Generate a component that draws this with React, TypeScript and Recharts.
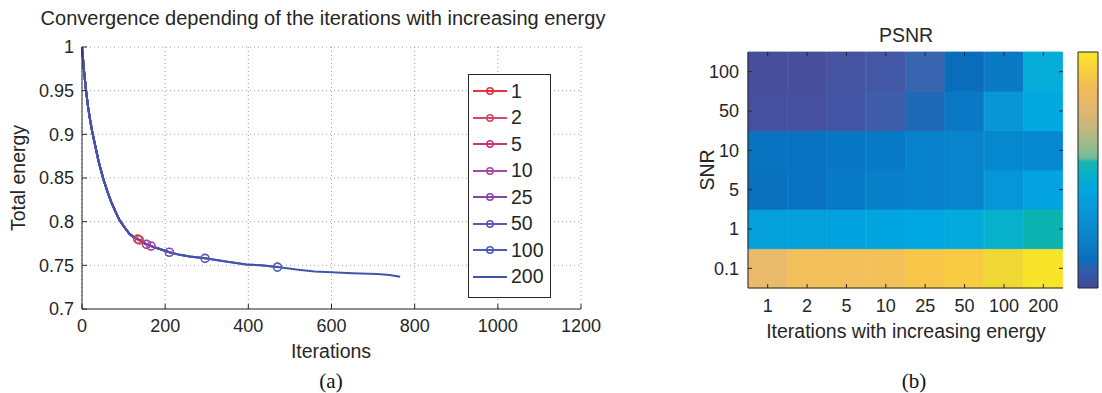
import React from "react";
import { LineChart, Line, XAxis, YAxis, CartesianGrid, Legend, BarChart, Bar, Cell } from "recharts";

// ---- (a) convergence curve ----
const ITERATIONS = [0, 5, 10, 15, 20, 25, 30, 40, 50, 60, 70, 80, 90, 100, 114, 125, 134, 138, 145, 155, 166, 185, 210, 235, 259, 296, 350, 395, 430, 470, 520, 560, 600, 650, 690, 710, 740, 765];
const TOTAL_ENERGY = [1.0, 0.972, 0.949, 0.93, 0.915, 0.902, 0.891, 0.869, 0.851, 0.836, 0.823, 0.812, 0.802, 0.795, 0.786, 0.782, 0.78, 0.779, 0.777, 0.774, 0.772, 0.769, 0.765, 0.762, 0.76, 0.758, 0.754, 0.751, 0.75, 0.748, 0.745, 0.743, 0.742, 0.741, 0.7405, 0.74, 0.739, 0.737];
const SERIES_LABELS = ["1", "2", "5", "10", "25", "50", "100", "200"];
const SERIES_END = [134, 138, 155, 166, 210, 296, 470, 765];
const SERIES_COLORS = ["#e4323e", "#d6466a", "#c2367e", "#a34aa2", "#8747a8", "#6a52ae", "#4a5db5", "#3f55ad"];
const X_TICKS = [0, 200, 400, 600, 800, 1000, 1200];
const Y_TICKS = [0.7, 0.75, 0.8, 0.85, 0.9, 0.95, 1];

// ---- (b) PSNR heat map (cell colours, row by row, top to bottom) ----
const ITER_LABELS = ["1", "2", "5", "10", "25", "50", "100", "200"];
const SNR_LABELS = ["100", "50", "10", "5", "1", "0.1"];
const PSNR_SNR100 = ["#474e9b", "#474e9b", "#4553a0", "#4258a6", "#3864b0", "#0a6dbb", "#0a7ac5", "#05add8"];
const PSNR_SNR50 = ["#4551a0", "#4551a0", "#4356a5", "#3e5caa", "#1f68b8", "#0a78c4", "#0896d6", "#02a9e1"];
const PSNR_SNR10 = ["#0873c0", "#0873c0", "#0878c4", "#077bc6", "#0782cb", "#0784cc", "#0688cf", "#0688d0"];
const PSNR_SNR5 = ["#0870bd", "#0873c0", "#077ac5", "#0780c9", "#0782cb", "#0784cc", "#0596d8", "#03a3df"];
const PSNR_SNR1 = ["#03a0dc", "#03a0dc", "#02a2de", "#01a6e0", "#00a8e2", "#03aadc", "#07b1cc", "#0bb2b0"];
const PSNR_SNR01 = ["#e8ba6a", "#f2c05a", "#f2c05a", "#f2c258", "#f8c648", "#f8cb42", "#efd834", "#f8e52a"];
const CBAR_TICKS = [0.089, 0.246, 0.403, 0.557, 0.714, 0.869];

const INK = "#262626";
const FONT = "'Liberation Sans', Arial, sans-serif";
const TICK_SIZE = 18;
const LABEL_SIZE = 19.5;

const ROWS_BOTTOM_UP = [PSNR_SNR01, PSNR_SNR1, PSNR_SNR5, PSNR_SNR10, PSNR_SNR50, PSNR_SNR100];
const SNR_BOTTOM_UP = [...SNR_LABELS].reverse();

const lineData = ITERATIONS.map((it, i) => {
  const row: any = { it };
  SERIES_LABELS.forEach((_, k) => {
    row["s" + k] = it <= SERIES_END[k] ? TOTAL_ENERGY[i] : null;
  });
  return row;
});

const heatData = ITER_LABELS.map((lab) => {
  const row: any = { lab };
  ROWS_BOTTOM_UP.forEach((_, r) => (row["r" + r] = 1));
  return row;
});

function fmtEnergy(v: number) {
  return String(Number(v.toFixed(2)));
}

// matlab style: labels outside, tick marks inside
function BottomTick(props: any) {
  const { x, y, payload, gap, inner, topAt, fmt } = props;
  const axisY = y - gap;
  return (
    <g>
      <line x1={x} x2={x} y1={axisY} y2={axisY - inner} stroke={INK} />
      {topAt !== undefined && <line x1={x} x2={x} y1={axisY - topAt} y2={axisY - topAt + inner} stroke={INK} />}
      <text x={x} y={y} dy="0.71em" textAnchor="middle" fontSize={TICK_SIZE} fill={INK} fontFamily={FONT}>
        {fmt ? fmt(payload.value) : payload.value}
      </text>
    </g>
  );
}

function LeftTick(props: any) {
  const { x, y, payload, gap, inner, rightAt, fmt } = props;
  const axisX = x + gap;
  return (
    <g>
      <line x1={axisX} x2={axisX + inner} y1={y} y2={y} stroke={INK} />
      {rightAt !== undefined && <line x1={axisX + rightAt} x2={axisX + rightAt - inner} y1={y} y2={y} stroke={INK} />}
      <text x={x} y={y} dy="0.355em" textAnchor="end" fontSize={TICK_SIZE} fill={INK} fontFamily={FONT}>
        {fmt ? fmt(payload.value) : payload.value}
      </text>
    </g>
  );
}

function CbarTick(props: any) {
  const { x, y } = props;
  return (
    <g>
      <line x1={x} x2={x + 4} y1={y} y2={y} stroke={INK} />
      <line x1={x + 20} x2={x + 16} y1={y} y2={y} stroke={INK} />
    </g>
  );
}

function Txt({ x, y, size = LABEL_SIZE, rotate = false, serif = false, children }: any) {
  return (
    <div
      style={{
        position: "absolute",
        left: x,
        top: y,
        transform: `translate(-50%, -50%)${rotate ? " rotate(-90deg)" : ""}`,
        whiteSpace: "nowrap",
        fontSize: size,
        color: serif ? "#111" : INK,
        fontFamily: serif ? "'Liberation Serif', 'DejaVu Serif', serif" : FONT,
        lineHeight: 1,
      }}
    >
      {children}
    </div>
  );
}

const renderLegend = () => (
  <div
    style={{
      width: 83,
      height: 224,
      boxSizing: "border-box",
      border: `1.5px solid ${INK}`,
      background: "#fff",
      fontFamily: FONT,
      fontSize: LABEL_SIZE,
      color: INK,
      paddingTop: 3,
    }}
  >
    {SERIES_LABELS.map((s, k) => (
      <div key={s} style={{ display: "flex", alignItems: "center", height: 26.5, lineHeight: 1 }}>
        <svg width={42} height={12} style={{ flex: "none" }}>
          <line x1={4} x2={38} y1={6} y2={6} stroke={SERIES_COLORS[k]} strokeWidth={2} />
          {k < SERIES_LABELS.length - 1 && (
            <circle cx={21} cy={6} r={3.2} fill="none" stroke={SERIES_COLORS[k]} strokeWidth={1.5} />
          )}
        </svg>
        <span>{s}</span>
      </div>
    ))}
  </div>
);

export default function App() {
  return (
    <div style={{ position: "absolute", left: 0, top: 0, width: 1102, height: 393, background: "#fff", overflow: "hidden" }}>
      {/* (a) */}
      <div style={{ position: "absolute", left: 0, top: 0 }}>
        <LineChart width={620} height={393} data={lineData} margin={{ top: 47, right: 39, bottom: 54, left: 30 }}>
          <CartesianGrid stroke="#8a8a8a" strokeDasharray="1 3" strokeWidth={0.8} />
          <XAxis
            dataKey="it"
            type="number"
            domain={[0, 1200]}
            ticks={X_TICKS}
            height={30}
            tickSize={0}
            tickMargin={10}
            axisLine={{ stroke: INK }}
            tickLine={false}
            tick={(p: any) => <BottomTick {...p} gap={10} inner={5} />}
            interval={0}
          />
          <YAxis
            type="number"
            domain={[0.7, 1]}
            ticks={Y_TICKS}
            width={52}
            tickSize={0}
            tickMargin={8}
            axisLine={{ stroke: INK }}
            tickLine={false}
            tick={(p: any) => <LeftTick {...p} gap={8} inner={5} fmt={fmtEnergy} />}
            interval={0}
            allowDataOverflow
          />
          {SERIES_LABELS.map((s, k) => {
            const last = ITERATIONS.indexOf(SERIES_END[k]);
            const withMarker = k < SERIES_LABELS.length - 1;
            return (
              <Line
                key={s}
                type="linear"
                dataKey={"s" + k}
                name={s}
                stroke={SERIES_COLORS[k]}
                strokeWidth={2}
                isAnimationActive={false}
                connectNulls={false}
                dot={(p: any) =>
                  withMarker && p.index === last ? (
                    <circle key={`d${k}`} cx={p.cx} cy={p.cy} r={4} fill="none" stroke={SERIES_COLORS[k]} strokeWidth={1.6} />
                  ) : (
                    <g key={`d${k}-${p.index}`} />
                  )
                }
                activeDot={false}
              />
            );
          })}
          <Legend
            layout="vertical"
            align="center"
            verticalAlign="middle"
            content={renderLegend}
            wrapperStyle={{ left: 468, top: 74, width: 83, height: 224 }}
          />
        </LineChart>
      </div>
      <Txt x={323} y={18} size={20}>Convergence depending of the iterations with increasing energy</Txt>
      <Txt x={19} y={178} rotate>Total energy</Txt>
      <Txt x={331} y={352}>Iterations</Txt>
      <Txt x={331} y={381} size={21} serif>(a)</Txt>

      {/* (b) */}
      <div style={{ position: "absolute", left: 680, top: 0 }}>
        <BarChart width={420} height={393} data={heatData} margin={{ top: 52, right: 37, bottom: 75, left: 28 }} barCategoryGap={0} barGap={0}>
          <XAxis
            dataKey="lab"
            height={30}
            tickSize={0}
            tickMargin={11}
            axisLine={{ stroke: INK }}
            tickLine={false}
            interval={0}
            tick={(p: any) => <BottomTick {...p} gap={11} inner={4} topAt={236} />}
          />
          <XAxis xAxisId="top" dataKey="lab" orientation="top" height={0} tick={false} tickLine={false} axisLine={{ stroke: INK }} />
          <YAxis
            type="number"
            domain={[0, 6]}
            ticks={[0.5, 1.5, 2.5, 3.5, 4.5, 5.5]}
            width={40}
            tickSize={0}
            tickMargin={9}
            axisLine={{ stroke: INK }}
            tickLine={false}
            interval={0}
            tick={(p: any) => <LeftTick {...p} gap={9} inner={4} rightAt={315} fmt={(v: number) => SNR_BOTTOM_UP[Math.floor(v)]} />}
          />
          <YAxis yAxisId="right" orientation="right" domain={[0, 6]} width={0} tick={false} tickLine={false} axisLine={{ stroke: INK }} />
          {ROWS_BOTTOM_UP.map((colors, r) => (
            <Bar key={r} dataKey={"r" + r} stackId="cells" isAnimationActive={false}>
              {colors.map((c, i) => (
                <Cell key={i} fill={c} stroke={c} strokeWidth={0.8} />
              ))}
            </Bar>
          ))}
        </BarChart>
      </div>
      <div style={{ position: "absolute", left: 1070, top: 0 }}>
        <BarChart width={32} height={393} data={[{ v: 1 }]} margin={{ top: 52, right: 4, bottom: 105, left: 8 }} barCategoryGap={0}>
          <defs>
            <linearGradient id="parula" x1="0" y1="0" x2="0" y2="1">
              <stop offset="0" stopColor="#f9e82a" />
              <stop offset="0.08" stopColor="#f8cf3e" />
              <stop offset="0.15" stopColor="#f2bb58" />
              <stop offset="0.25" stopColor="#e0b670" />
              <stop offset="0.33" stopColor="#c0b880" />
              <stop offset="0.4" stopColor="#98bc8c" />
              <stop offset="0.45" stopColor="#70bc98" />
              <stop offset="0.465" stopColor="#1ab4b0" />
              <stop offset="0.52" stopColor="#08b0c8" />
              <stop offset="0.58" stopColor="#02a6e0" />
              <stop offset="0.68" stopColor="#0896d8" />
              <stop offset="0.8" stopColor="#0a80c8" />
              <stop offset="0.88" stopColor="#0a6ebc" />
              <stop offset="0.92" stopColor="#2e5eaa" />
              <stop offset="1" stopColor="#43489a" />
            </linearGradient>
          </defs>
          <XAxis hide />
          <YAxis
            domain={[0, 1]}
            ticks={CBAR_TICKS}
            width={0}
            tickSize={0}
            tickMargin={0}
            axisLine={false}
            tickLine={false}
            interval={0}
            tick={(p: any) => <CbarTick {...p} />}
          />
          <Bar dataKey="v" fill="url(#parula)" stroke={INK} strokeWidth={1} isAnimationActive={false} />
        </BarChart>
      </div>
      <Txt x={906} y={36}>PSNR</Txt>
      <Txt x={708} y={170} rotate>SNR</Txt>
      <Txt x={906} y={332}>Iterations with increasing energy</Txt>
      <Txt x={914} y={381} size={21} serif>(b)</Txt>
    </div>
  );
}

=======

TASK DIRECTIONS:
Repeat, word for word and with no pictures, only the lines running from the beginning of the data to the line that contains "BarChart, Bar, Cell".

REPLY:
Generate a component that draws this with React, TypeScript and Recharts.
import React from "react";
import { LineChart, Line, XAxis, YAxis, CartesianGrid, Legend, BarChart, Bar, Cell } from "recharts";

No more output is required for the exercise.